We still don’t have a beach house to call home … but we’re getting closer. Coney Island is literally 5 miles from our new doorstep on Ocean Parkway. We are officially Brooklyn residents. Brooklynites. Kensingtonites to be more specific.

Our new tree-lined street - complete with bike path that runs from Prospect Park to Coney Island.

Our new tree-lined street – complete with bike path that runs from Prospect Park to Coney Island.

It’s been a crazy month, and I apologize for the blog slack. I’m still kind of awestruck that we actually sold our old home. I had really resigned myself to the fact that something would blow up and we would be stuck there for another 5 to 10 years. But, I guess miracles do happen. We still lost money, as we bought in the height of the market back in 2004, but it wasn’t as harsh a blow as I was expecting. Don’t get me wrong, it was far from an easy road from offer acceptance to closing, but somehow everything miraculously fell into place. And by miraculously, I mean that I nearly killed myself to get it all done.

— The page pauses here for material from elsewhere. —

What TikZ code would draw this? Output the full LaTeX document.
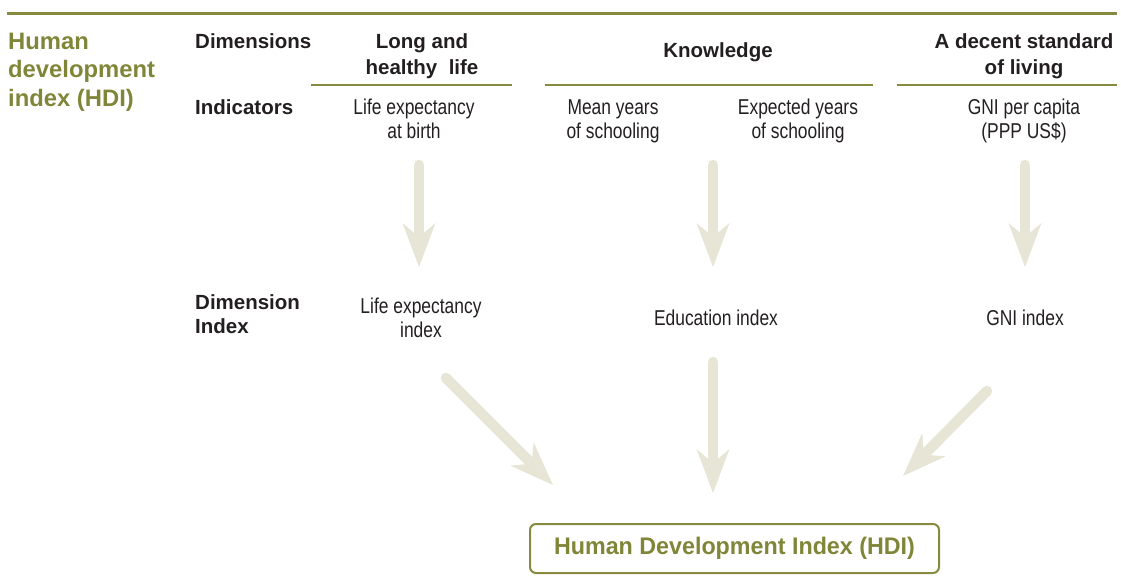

When our buyers suddenly sprung an FHA loan on us mid-stream, which required another property assessment, we freaked out. Given the current market, and what we quickly taught ourselves about FHA loans, we imagined that there were would be numerous issues that would delay the closing, and were not even sure anymore if the house would actually sell. And since we did NOT want to be stuck with both a mortgage and an apartment lease, we pulled back on signing a lease for a new apartment until we had the results from the FHA assessment, even though we had the buyer’s commitment letter.

Luckily, nothing came up in the FHA assessment, and everything still seemed on track for the buyer for a closing on July 25th. However, due to the fact that we wasted two weeks of time waiting to find out what was going to happen with the FHA assessment and generally going from freaked out to beyond pissed, I really thought we would have until the end of August to move out, with use of occupancy of the house after the closing. When I found out that was not the case and that we needed to be fully out by the closing on July 25th, all my original moving plans bit the dust, and I took off two weeks from work to get it DONE.

Figuring out which of our belongings from our four bedroom, full basement & one car garage house would actually get packed and moved into our new two bedroom apartment and 10×20 storage unit, which is also housing my old cake studio’s things, was a monstrous challenge. As you can imagine, there was a LOT to cull.


My OCD is full effect with the floorplan of our new apartment and post-it note furniture.

There were multiple big donations to charities who picked up items we simply put outside (godsend I tell you). There were many, many, many giant bags of garbage and furniture put out at the curb (sorry, and thank you garbage guys for making it all disappear). There was heavy gifting of items to friends and neighbors (you’re welcome everyone who got free stuff). There were a few things we actually sold. We probably could have made more money if we had more time, but with just 10 days to get everything organized and moved, I didn’t have any time to be craigslisting or ebaying anything, especially because I was packing all our things by myself.


Spot of sunshine found on our walk home from dinner on one of our first nights in Kensington.

Here’s a quick rundown of our sale & move by the numbers:

1: Ankle sprained when a couch nearly fell on top of me in our old staircase on its way to the curb.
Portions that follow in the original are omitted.